Следует взвешивать несколько ключевых факторов, рассматривая, можно или нельзя соотносить преступные действия (или другие извращенные занятия) с поражением мозга. Один из них – присутствие дополнительных проблем. При обследовании мужчина из Виргинии не прошел целый ряд неврологических тестов. Он не мог хорошо удерживать равновесие или разборчиво написать предложение и демонстрировал такой же сосательный рефлекс, какой наблюдался у жертв куру.
Префронтальная кора сдерживает наши побуждения и направляет их социально приемлемым образом.
Не менее важно учитывать, как быстро развился новый тип поведения и контраст между прежним и нынешним поведением пациента. Педофилия обычно появляется в переходном возрасте и развивается постепенно. Но когда шестидесятилетний мужчина, который до тех пор вел уравновешенную половую жизнь (как произошло в одном случае), начинает стремиться к сексу с несовершеннолетней дочерью и неустанно преследовать мальчиков, это должно привлечь внимание невролога. (Тот человек, о котором идет речь, также начал заниматься содомией с рогатым скотом и украшать пенис алыми ленточками.) Но даже этот критерий годится не для каждого случая.
Это не было преступлением, но С. М. – женщина с необратимым повреждением миндалевидного тела – неоднократно обращалась к своим врачам с предложением заняться сексом; в дополнение к утрате всякого страха перед змеями и грабителями, она также потеряла страх перед общественными нормами. Однако ее состояние развивалось медленно, на протяжении многих лет.
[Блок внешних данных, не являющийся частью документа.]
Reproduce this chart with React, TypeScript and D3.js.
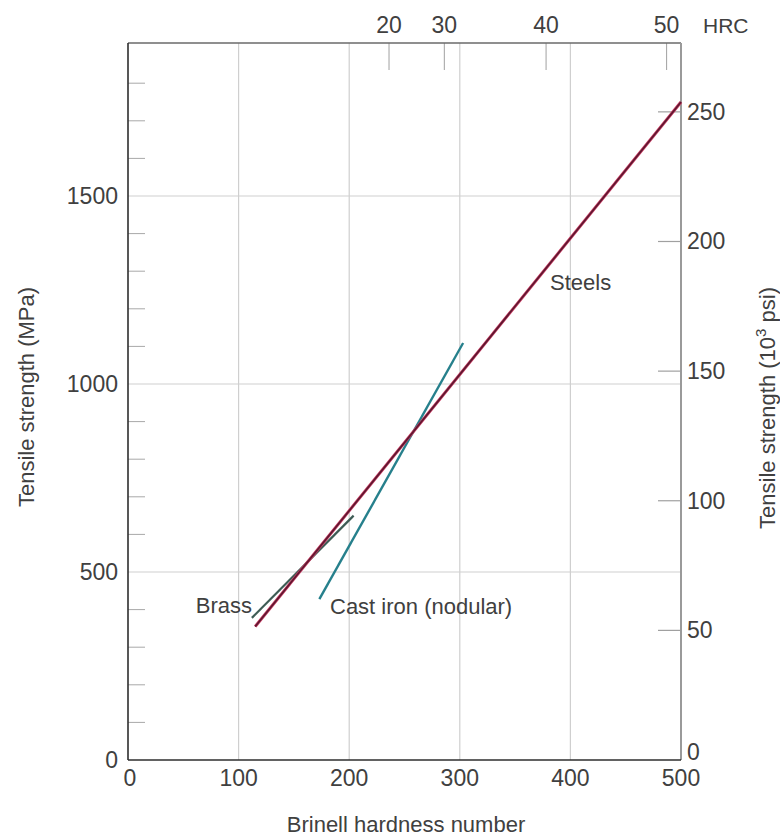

Эти случаи не только поднимают сложные вопросы о виновности людей; они провоцируют разногласия, как следует карать нарушителей. Если травма мозга привела к преступному поведению, у кого-то может появиться искушение проявить снисходительность, так как в определенном смысле здесь нет ничьей вины. Но некоторые судьи и ученые отстаивают противоположную точку зрения: если человек имеет стойкое повреждение мозга, которое оставляет его беззащитным перед извращенными желаниями и пробуждает аппетит к маленьким девочкам, реабилитация не даст никаких результатов, и его лучше изолировать от общества.
Нет сомнений, что со временем неврология изменит нашу юридическую систему, но никто точно не знает, каким образом. Неврология помогает нам понять, почему такие люди, как Генри Кушинг, периодически взрываются, почему гнев одержал верх над приличиями, когда он заметил, что ассистент забыл вырезать левую паращитовидную железу. Она помогает понять, почему С. М. потеряла чувство страха, или почему мужчина считал английскую булавку сексуально привлекательной. Но если человек с травмой мозга нападает на кого-то, поскольку его фронтальные доли не могут контролировать вспышки эмоций, то даже если мы сможем проследить причину вплоть до последнего нейрона, неврология сама по себе не подскажет нам, что делать дальше.
Такое решение требует глубоких размышлений и тщательного анализа. Кроме того, мы должны прислушаться к нашим эмоциям, которые дополняют рассудок и делают его более человечным. Если эмоции без разума слепы, то не менее верно, что разум хромает без эмоций; мир, управляемый Элиотами, был бы сплошной катастрофой. Поэтому, несмотря на все достижения неврологии, мы по-прежнему нуждаемся в сером веществе – единственном месте, где эмоции могут соединяться с разумом и алхимически превращаться в то, что мы называем мудрыми решениями.
Часть IV
Убеждения и заблуждения
Глава 8
Священная болезнь
В этой главе мы переместимся из физической сферы в психическую. Здравый смысл подсказывает, что существует четкое различие между физическим и психическим, но такие болезни, как эпилепсия, показывают нам, насколько размытой бывает эта граница.
Нейрохирург Уайлдер Пенфилд целыми днями ждал письма с новостями о своей сестре, а когда получил его, то почувствовал себя глупцом. В телеграмме, полученной за несколько дней до письма, было сказано очень мало: только то, что его сестра Рут болеет, и они с матерью собираются приехать на поезде из Лос-Анджелеса в Монреаль, чтобы обратиться к нему за профессиональной консультацией. В письме, которое пришло 1 декабря 1928 года, находилось более подробное объяснение. Там говорилось, что Рут, которой тогда было 43 года, в последние десять лет все чаще страдала от припадков. Один припадок продолжался два дня, а другой сопровождался мощными судорогами, и понадобилась срочная реанимация, чтобы вернуть ее к жизни. Теперь припадки были почти ежедневными и грозили ей смертью без дальнейшего лечения.